Okay so how do we do it well?

That's discovery #2.

Discovery #2 - Systematizing charisma

Contrary to popular belief, charisma is not something purely innate, but can be learned.

A great resource for this is Olivia Fox Cabane's The Charisma Myth, where she summarizes charisma as conveying "power, presence, and warmth".

The essence of the book is about using non-verbal communication to convey to others' lizard brains that we're:

  • powerful
  • friendly

How can we use this in sales? Simple, we make sure both our language and delivery convey these things.

Language

Language makes up 25% of charisma -- messages must be succinct and engaging, using social proof, hooks, all elements of good sales copy. Here's an example of how we construct an engaging video script at Dopplio.
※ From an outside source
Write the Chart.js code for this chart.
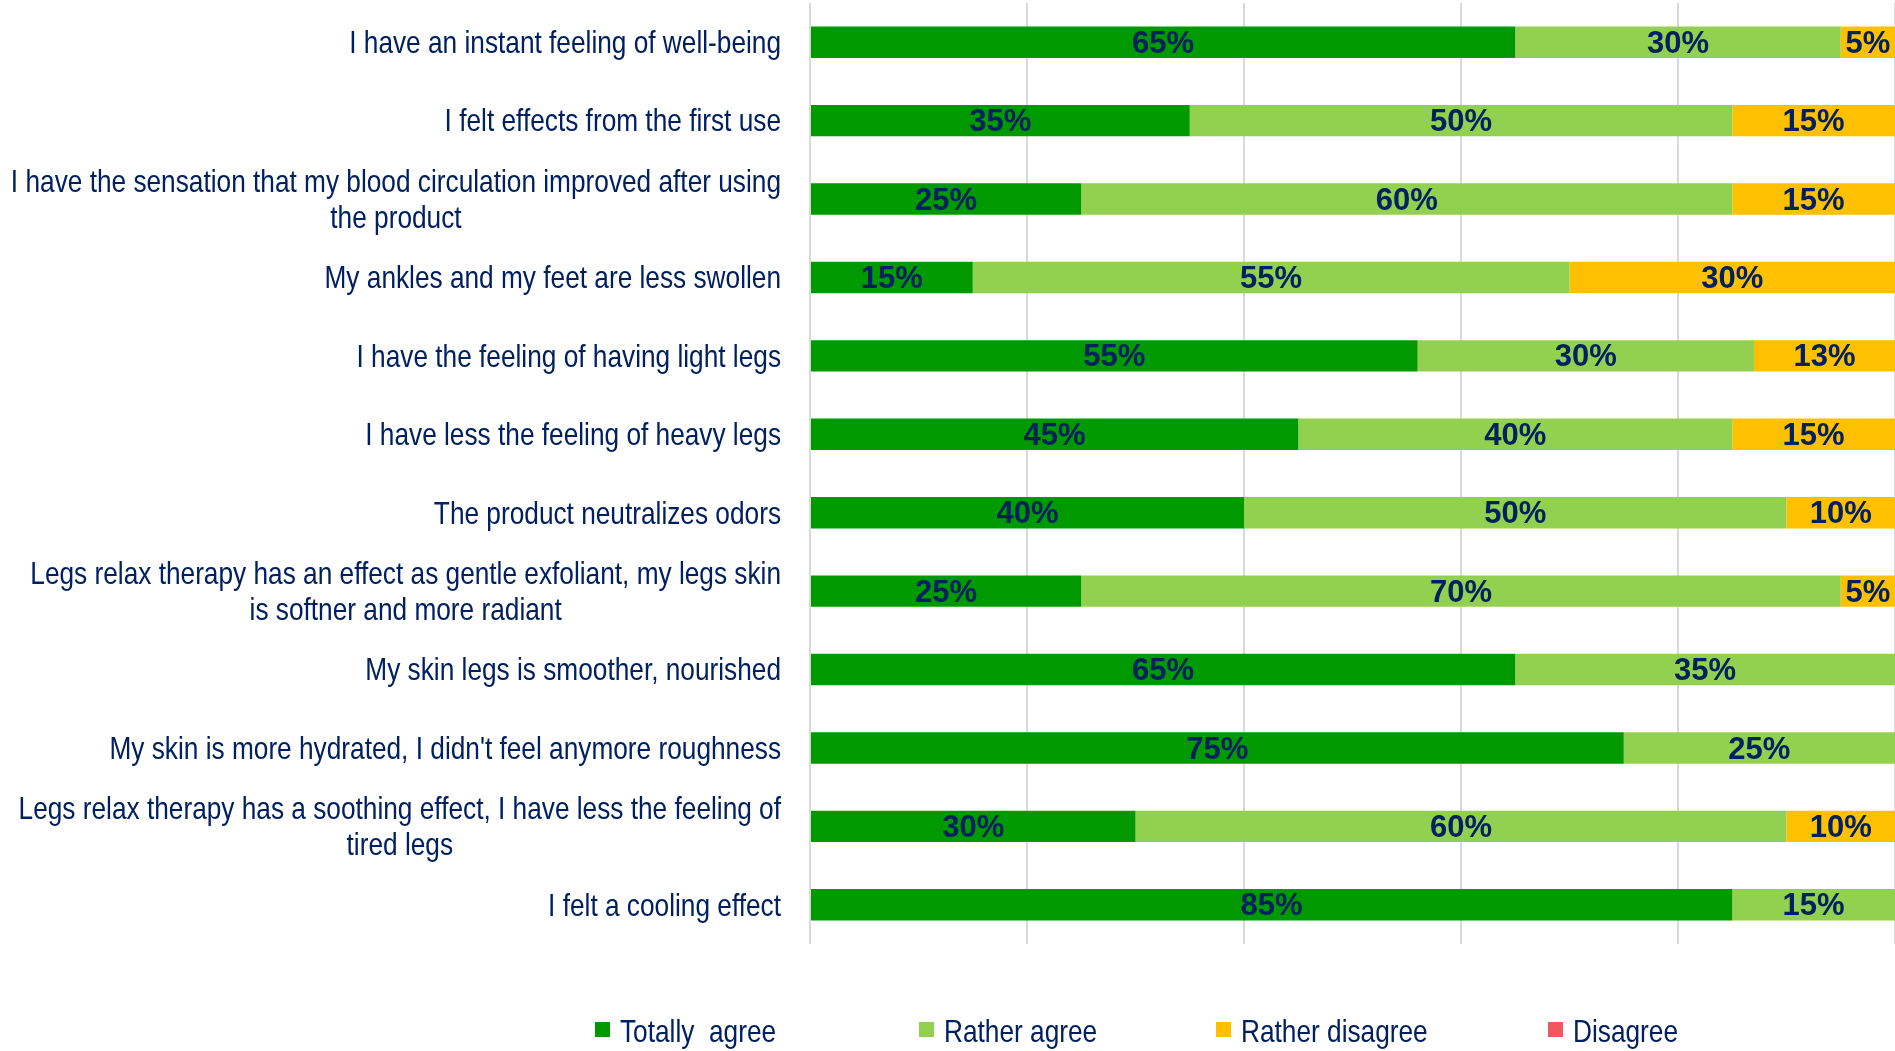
<!DOCTYPE html>
<html>
<head>
<meta charset="utf-8">
<title>Legs relax therapy - consumer test</title>
<script src="https://cdn.jsdelivr.net/npm/chart.js@4.4.1/dist/chart.umd.min.js"></script>
<style>
    html, body { margin: 0; padding: 0; background: #fff; overflow: hidden; }
    #wrap { position: relative; width: 1895px; height: 1051px; }
    #legend { position: absolute; left: 0; top: 1013px; width: 1895px; height: 38px; }
    .legend-item {
        position: absolute; top: 0; white-space: pre;
        font: 32px "Liberation Sans", Arial, sans-serif;
        line-height: 36px; color: #002060;
    }
    .legend-box { position: absolute; left: 0; top: 9px; width: 15px; height: 15px; }
    .legend-text { position: absolute; left: 25px; top: 0; transform: scaleX(0.82); transform-origin: left center; }
</style>
</head>
<body>
<div id="wrap">
    <canvas id="surveyChart"></canvas>
    <div id="legend"></div>
</div>
<script>
// Statements (multi-line ones as arrays)
const statements = [
    'I have an instant feeling of well-being',
    'I felt effects from the first use',
    ['I have the sensation that my blood circulation improved after using', 'the product'],
    'My ankles and my feet are less swollen',
    'I have the feeling of having light legs',
    'I have less the feeling of heavy legs',
    'The product neutralizes odors',
    ['Legs relax therapy has an effect as gentle exfoliant, my legs skin', 'is softner and more radiant'],
    'My skin legs is smoother, nourished',
    "My skin is more hydrated, I didn't feel anymore roughness",
    ['Legs relax therapy has a soothing effect, I have less the feeling of', 'tired legs'],
    'I felt a cooling effect'
];

// Bar lengths (%)
const totallyAgree    = [65, 35, 25, 15, 56, 45, 40, 25, 65, 75, 30, 85];
const ratherAgree     = [30, 50, 60, 55, 31, 40, 50, 70, 35, 25, 60, 15];
const ratherDisagree  = [5, 15, 15, 30, 13, 15, 10, 5, 0, 0, 10, 0];
const disagree        = [0, 0, 0, 0, 0, 0, 0, 0, 0, 0, 0, 0];

// Printed values on the bars
const totallyAgreeText   = ['65%', '35%', '25%', '15%', '55%', '45%', '40%', '25%', '65%', '75%', '30%', '85%'];
const ratherAgreeText    = ['30%', '50%', '60%', '55%', '30%', '40%', '50%', '70%', '35%', '25%', '60%', '15%'];
const ratherDisagreeText = ['5%', '15%', '15%', '30%', '13%', '15%', '10%', '5%', '', '', '10%', ''];
const disagreeText       = ['', '', '', '', '', '', '', '', '', '', '', ''];

const seriesNames = ['Totally  agree', 'Rather agree', 'Rather disagree', 'Disagree'];
const seriesColors = ['#009900', '#92D050', '#FFC000', '#F0585F'];
const legendLeft = [595, 919, 1216, 1548];

const textColor = '#002060';
const narrow = 0.82; // Arial Narrow look, squeezed Liberation Sans

// Category labels drawn right-aligned, lines centred on each other
const statementLabels = {
    id: 'statementLabels',
    afterDraw(chart) {
        const ctx = chart.ctx;
        const yScale = chart.scales.y;
        const right = 781;
        const lineHeight = 36;
        ctx.save();
        ctx.font = '32px "Liberation Sans", Arial, sans-serif';
        ctx.fillStyle = textColor;
        ctx.textAlign = 'center';
        ctx.textBaseline = 'middle';
        chart.data.labels.forEach((label, i) => {
            const lines = Array.isArray(label) ? label : [label];
            const w = Math.max(...lines.map(l => ctx.measureText(l).width)) * narrow;
            const cx = right - w / 2;
            const cy = yScale.getPixelForValue(i) + 2;
            lines.forEach((line, k) => {
                ctx.save();
                ctx.translate(cx, cy + (k - (lines.length - 1) / 2) * lineHeight);
                ctx.scale(narrow, 1);
                ctx.fillText(line, 0, 0);
                ctx.restore();
            });
        });
        ctx.restore();
    }
};

// Value labels in the middle of each segment
const valueLabels = {
    id: 'valueLabels',
    afterDatasetsDraw(chart) {
        const ctx = chart.ctx;
        ctx.save();
        ctx.font = 'bold 31px "Liberation Sans", Arial, sans-serif';
        ctx.fillStyle = textColor;
        ctx.textAlign = 'center';
        ctx.textBaseline = 'middle';
        chart.data.datasets.forEach((ds, d) => {
            chart.getDatasetMeta(d).data.forEach((bar, i) => {
                const txt = ds.printed[i];
                if (!ds.data[i] || !txt) return;
                ctx.fillText(txt, (bar.x + bar.base) / 2, bar.y + 2);
            });
        });
        ctx.restore();
    }
};

const ctx = document.getElementById('surveyChart').getContext('2d');
const chart = new Chart(ctx, {
    type: 'bar',
    data: {
        labels: statements,
        datasets: [
            { label: seriesNames[0], data: totallyAgree, printed: totallyAgreeText, backgroundColor: seriesColors[0] },
            { label: seriesNames[1], data: ratherAgree, printed: ratherAgreeText, backgroundColor: seriesColors[1] },
            { label: seriesNames[2], data: ratherDisagree, printed: ratherDisagreeText, backgroundColor: seriesColors[2] },
            { label: seriesNames[3], data: disagree, printed: disagreeText, backgroundColor: seriesColors[3] }
        ]
    },
    options: {
        indexAxis: 'y',
        responsive: true,
        maintainAspectRatio: false,
        animation: false,
        categoryPercentage: 1,
        barPercentage: 0.4,
        layout: { padding: { top: 3, bottom: 107, left: 0, right: 0 } },
        scales: {
            x: {
                stacked: true,
                min: 0,
                max: 100,
                ticks: { display: false, stepSize: 20 },
                grid: { color: '#d9d9d9', lineWidth: 2, drawTicks: false },
                border: { display: false }
            },
            y: {
                stacked: true,
                ticks: { display: false },
                grid: { display: false, drawTicks: false },
                border: { display: false },
                afterFit(scale) { scale.width = 810; }
            }
        },
        plugins: {
            legend: { display: false },
            tooltip: { enabled: false }
        }
    },
    plugins: [valueLabels, statementLabels]
});

// Legend built from the datasets
const legendEl = document.getElementById('legend');
chart.data.datasets.forEach((ds, i) => {
    const item = document.createElement('div');
    item.className = 'legend-item';
    item.style.left = legendLeft[i] + 'px';
    const box = document.createElement('span');
    box.className = 'legend-box';
    box.style.background = ds.backgroundColor;
    const txt = document.createElement('span');
    txt.className = 'legend-text';
    txt.textContent = ds.label;
    item.appendChild(box);
    item.appendChild(txt);
    legendEl.appendChild(item);
});
</script>
</body>
</html>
We also use framing, categorized by the famous "It's not 20% fat, it's 80% fat free" adage, to frame everything in the customer's interest.

image

Delivery

Delivery is the remaining 75%, and by far the most important. This is the non-verbal communication most people think can't be learned, but we simply need to consciously drill the many small components that signal authority and warmth until it becomes innate:

  • use your "late-night FM DJ voice" as explained in Never Split The Difference
  • emphasize “content words” and de-emphasize “function words” (from TFCS) to bolster message understanding
  • tonality patterns - up high mid-sentence signals candidness, ending low signals assurance, use both.
  • adjusting our phrasing to the personality type (are they a straight-shooter, analytical, or more emotional?)
  • body language - blink between eye movements instead of flitting eyes (watch actors like Chris Hemsworth in interviews, they do this), use hand gestures (but not too many) and make sure movements are smooth, not jerky.
  • zoom setup - use a ring light at minimum, double light-box is ideal to make you look well-lit, bad lighting signals "sketchy". High-quality microphone makes you sound smarter and more trust-worthy. Camera should be just above eye level and you should be looking near it (place the Zoom/recording window near it). Wear a white or blue shirt instead of black to signal trust.
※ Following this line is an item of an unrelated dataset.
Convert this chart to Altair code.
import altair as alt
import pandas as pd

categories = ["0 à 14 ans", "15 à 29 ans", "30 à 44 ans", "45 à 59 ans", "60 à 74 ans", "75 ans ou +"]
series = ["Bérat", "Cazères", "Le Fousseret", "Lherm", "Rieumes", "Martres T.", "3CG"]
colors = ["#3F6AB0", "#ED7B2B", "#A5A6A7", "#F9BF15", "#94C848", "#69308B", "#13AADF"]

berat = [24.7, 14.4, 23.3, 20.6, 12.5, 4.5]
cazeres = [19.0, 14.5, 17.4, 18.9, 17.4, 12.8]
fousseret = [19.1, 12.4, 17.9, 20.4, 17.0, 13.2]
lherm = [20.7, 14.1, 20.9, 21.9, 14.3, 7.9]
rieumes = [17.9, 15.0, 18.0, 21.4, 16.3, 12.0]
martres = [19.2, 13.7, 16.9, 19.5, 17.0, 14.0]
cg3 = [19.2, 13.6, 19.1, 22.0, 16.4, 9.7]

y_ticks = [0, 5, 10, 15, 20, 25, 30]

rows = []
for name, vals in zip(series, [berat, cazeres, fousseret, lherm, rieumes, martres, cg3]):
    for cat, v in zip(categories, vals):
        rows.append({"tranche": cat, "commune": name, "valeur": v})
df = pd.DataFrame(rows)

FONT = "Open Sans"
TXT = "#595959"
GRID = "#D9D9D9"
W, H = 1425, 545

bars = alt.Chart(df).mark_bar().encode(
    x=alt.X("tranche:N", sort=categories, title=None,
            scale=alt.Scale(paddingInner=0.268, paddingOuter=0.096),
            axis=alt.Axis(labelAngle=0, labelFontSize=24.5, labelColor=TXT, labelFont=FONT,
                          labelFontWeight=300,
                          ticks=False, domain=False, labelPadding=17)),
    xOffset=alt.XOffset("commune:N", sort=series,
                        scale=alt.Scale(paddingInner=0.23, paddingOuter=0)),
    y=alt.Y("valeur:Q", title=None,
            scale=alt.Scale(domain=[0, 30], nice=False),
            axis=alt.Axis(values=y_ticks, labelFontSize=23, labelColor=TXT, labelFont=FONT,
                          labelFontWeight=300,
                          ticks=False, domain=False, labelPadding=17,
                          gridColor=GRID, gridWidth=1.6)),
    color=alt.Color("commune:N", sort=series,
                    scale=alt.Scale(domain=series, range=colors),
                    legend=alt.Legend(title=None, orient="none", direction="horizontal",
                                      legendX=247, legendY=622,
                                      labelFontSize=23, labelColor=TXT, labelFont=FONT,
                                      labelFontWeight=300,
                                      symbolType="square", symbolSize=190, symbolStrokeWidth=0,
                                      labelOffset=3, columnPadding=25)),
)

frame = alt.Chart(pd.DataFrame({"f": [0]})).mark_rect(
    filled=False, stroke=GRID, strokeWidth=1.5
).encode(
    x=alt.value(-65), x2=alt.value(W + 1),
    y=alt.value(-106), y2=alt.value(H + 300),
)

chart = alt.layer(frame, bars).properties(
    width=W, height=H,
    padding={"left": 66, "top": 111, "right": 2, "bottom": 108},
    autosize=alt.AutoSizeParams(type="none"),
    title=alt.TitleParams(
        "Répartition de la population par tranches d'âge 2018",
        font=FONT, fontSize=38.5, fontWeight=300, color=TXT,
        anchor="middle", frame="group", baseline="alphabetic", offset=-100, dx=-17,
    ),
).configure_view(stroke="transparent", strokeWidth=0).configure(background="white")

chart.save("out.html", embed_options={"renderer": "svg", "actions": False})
These can be infinitely trained and improved, but the 80/20 principle applies, you can make some quick wins in the beginning that massively improve your outcomes.

Discovery #3 - Story Hacking

Charisma and information theory are enough to launch a high-converting outreach campaign and get meetings booked, and also play a large role in running a successful call.

But the biggest driver of taking our close rate from 30% to 80% was discovery #3, story-hacking.

Story hacking

Most salespeople will follow some sort of script, I personally prefer the question progression from SPIN Selling -- that's pretty standard.

What we do differently is use the questions as launch points to tell stories that portray whatever we want, e.g. a great case study, use case, traits.

This works because of how humans build rapport -- by exchanging stories. Simply asking someone question after question turns a conversation into an interrogation.

But after asking a question and hearing someone's answer, there's an unspoken rule in human conversation that you can now go into your own story.

And specifically, we do that with pre-planned (true) stories that convey whatever we want the prospect to hear!

An example from our recruiting business:

Salesperson: "Are you looking to hire long-term or short-term?"

Client: "Long-term"

Salesperson: "Okay great -- because we've had candidates who've rejected an offer from a client, change their minds to yes after speaking with us, so we like to make sure we're only working with employee-centric firms."

^ demonstrates our ability and flips the script to where we're vetting them, a very powerful frame change.

Here's another example from our Dopplio calls:

Salesperson: "How are you planning to use Dopplio?" Client: "For my digital media company outreach" Salesperson: "Oh very cool -- that's how Dopplio came into existence originally actually, we [then tell the story of how we used Dopplio to scale our own outreach, generate sales, and get acquired]"

And we continue to do this, cover as many pre-planned stories as we can while keeping the conversation natural as we move through the discovery questions and demo.

Results

The results of implementing these three changes were pretty immediate, we saw our close rate jump from 30% to 80%, leading to ~$700k in lifetime bookings before our company was acquired in 2023.

There are obviously many different aspects to sales, but these three yielded the biggest difference in our process -- so hopefully it helps!